--- BEGIN Data supplied ---
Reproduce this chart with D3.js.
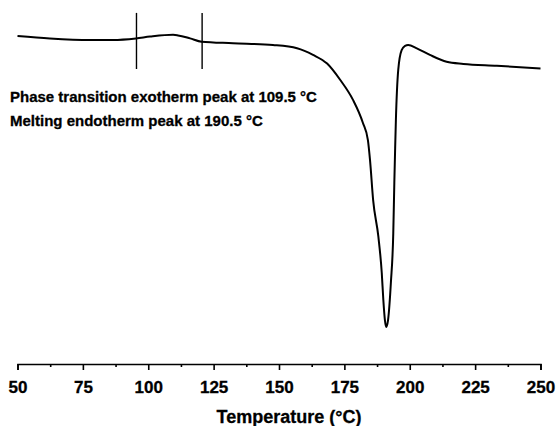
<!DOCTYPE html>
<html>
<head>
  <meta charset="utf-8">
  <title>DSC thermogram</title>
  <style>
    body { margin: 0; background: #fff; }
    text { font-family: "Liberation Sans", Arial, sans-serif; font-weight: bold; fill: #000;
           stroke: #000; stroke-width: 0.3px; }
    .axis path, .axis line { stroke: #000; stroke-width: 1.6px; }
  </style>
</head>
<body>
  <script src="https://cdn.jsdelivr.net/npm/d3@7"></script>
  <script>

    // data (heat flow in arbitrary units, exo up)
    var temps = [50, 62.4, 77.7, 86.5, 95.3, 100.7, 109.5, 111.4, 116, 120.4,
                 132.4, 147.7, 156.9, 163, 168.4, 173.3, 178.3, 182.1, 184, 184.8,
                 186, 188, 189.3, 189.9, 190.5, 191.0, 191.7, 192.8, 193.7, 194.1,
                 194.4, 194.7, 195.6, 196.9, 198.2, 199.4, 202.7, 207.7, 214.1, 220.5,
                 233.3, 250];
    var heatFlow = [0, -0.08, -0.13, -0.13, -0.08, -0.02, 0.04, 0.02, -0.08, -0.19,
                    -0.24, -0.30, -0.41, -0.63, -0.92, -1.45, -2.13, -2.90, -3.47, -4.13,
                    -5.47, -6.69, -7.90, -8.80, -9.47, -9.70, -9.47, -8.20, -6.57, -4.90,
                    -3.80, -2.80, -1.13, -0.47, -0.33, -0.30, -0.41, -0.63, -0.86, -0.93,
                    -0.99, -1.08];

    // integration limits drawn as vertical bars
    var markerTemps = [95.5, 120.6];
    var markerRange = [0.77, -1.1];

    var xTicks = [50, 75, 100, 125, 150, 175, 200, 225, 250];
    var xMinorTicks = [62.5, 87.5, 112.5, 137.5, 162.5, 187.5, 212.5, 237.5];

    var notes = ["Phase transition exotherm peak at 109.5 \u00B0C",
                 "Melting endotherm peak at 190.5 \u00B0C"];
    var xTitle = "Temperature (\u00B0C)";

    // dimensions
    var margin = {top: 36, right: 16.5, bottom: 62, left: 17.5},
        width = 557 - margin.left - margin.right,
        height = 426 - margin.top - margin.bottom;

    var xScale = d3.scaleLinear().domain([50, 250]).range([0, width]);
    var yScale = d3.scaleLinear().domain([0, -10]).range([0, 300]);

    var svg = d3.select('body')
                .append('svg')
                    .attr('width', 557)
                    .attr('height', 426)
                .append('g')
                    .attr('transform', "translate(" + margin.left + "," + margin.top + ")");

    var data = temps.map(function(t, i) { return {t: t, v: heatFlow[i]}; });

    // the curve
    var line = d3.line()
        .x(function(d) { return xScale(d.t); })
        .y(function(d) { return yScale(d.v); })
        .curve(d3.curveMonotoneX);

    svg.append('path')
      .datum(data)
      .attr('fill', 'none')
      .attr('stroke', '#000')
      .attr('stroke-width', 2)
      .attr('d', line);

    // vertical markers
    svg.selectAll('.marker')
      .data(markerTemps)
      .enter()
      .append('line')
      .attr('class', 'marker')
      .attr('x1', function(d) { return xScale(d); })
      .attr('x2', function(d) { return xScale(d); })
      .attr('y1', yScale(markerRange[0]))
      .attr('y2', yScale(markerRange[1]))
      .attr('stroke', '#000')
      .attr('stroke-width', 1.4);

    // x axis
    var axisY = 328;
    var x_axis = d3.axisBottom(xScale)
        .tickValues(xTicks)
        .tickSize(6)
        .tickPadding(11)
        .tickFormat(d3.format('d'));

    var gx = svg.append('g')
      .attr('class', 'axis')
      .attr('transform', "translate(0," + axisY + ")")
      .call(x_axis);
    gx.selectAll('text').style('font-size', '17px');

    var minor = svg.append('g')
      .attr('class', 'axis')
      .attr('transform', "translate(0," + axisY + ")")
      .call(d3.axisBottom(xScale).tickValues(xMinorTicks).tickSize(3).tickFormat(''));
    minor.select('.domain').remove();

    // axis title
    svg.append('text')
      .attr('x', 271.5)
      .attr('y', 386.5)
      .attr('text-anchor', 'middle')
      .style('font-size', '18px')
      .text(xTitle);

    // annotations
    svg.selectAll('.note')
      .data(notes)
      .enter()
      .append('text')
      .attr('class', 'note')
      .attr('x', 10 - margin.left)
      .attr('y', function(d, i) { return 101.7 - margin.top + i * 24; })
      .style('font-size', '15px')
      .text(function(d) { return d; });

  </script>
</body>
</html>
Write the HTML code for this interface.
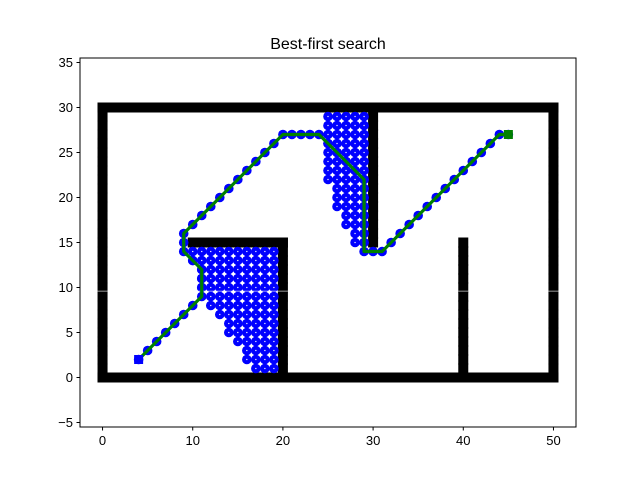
--- END Data supplied ---
→ **Work instructions**:
Pictures stay out. Print the data exactly, from its first line through the line containing "187.5, 212.5, 237.5];".

→ **Exercise response**:
Reproduce this chart with D3.js.
<!DOCTYPE html>
<html>
<head>
  <meta charset="utf-8">
  <title>DSC thermogram</title>
  <style>
    body { margin: 0; background: #fff; }
    text { font-family: "Liberation Sans", Arial, sans-serif; font-weight: bold; fill: #000;
           stroke: #000; stroke-width: 0.3px; }
    .axis path, .axis line { stroke: #000; stroke-width: 1.6px; }
  </style>
</head>
<body>
  <script src="https://cdn.jsdelivr.net/npm/d3@7"></script>
  <script>

    // data (heat flow in arbitrary units, exo up)
    var temps = [50, 62.4, 77.7, 86.5, 95.3, 100.7, 109.5, 111.4, 116, 120.4,
                 132.4, 147.7, 156.9, 163, 168.4, 173.3, 178.3, 182.1, 184, 184.8,
                 186, 188, 189.3, 189.9, 190.5, 191.0, 191.7, 192.8, 193.7, 194.1,
                 194.4, 194.7, 195.6, 196.9, 198.2, 199.4, 202.7, 207.7, 214.1, 220.5,
                 233.3, 250];
    var heatFlow = [0, -0.08, -0.13, -0.13, -0.08, -0.02, 0.04, 0.02, -0.08, -0.19,
                    -0.24, -0.30, -0.41, -0.63, -0.92, -1.45, -2.13, -2.90, -3.47, -4.13,
                    -5.47, -6.69, -7.90, -8.80, -9.47, -9.70, -9.47, -8.20, -6.57, -4.90,
                    -3.80, -2.80, -1.13, -0.47, -0.33, -0.30, -0.41, -0.63, -0.86, -0.93,
                    -0.99, -1.08];

    // integration limits drawn as vertical bars
    var markerTemps = [95.5, 120.6];
    var markerRange = [0.77, -1.1];

    var xTicks = [50, 75, 100, 125, 150, 175, 200, 225, 250];
    var xMinorTicks = [62.5, 87.5, 112.5, 137.5, 162.5, 187.5, 212.5, 237.5];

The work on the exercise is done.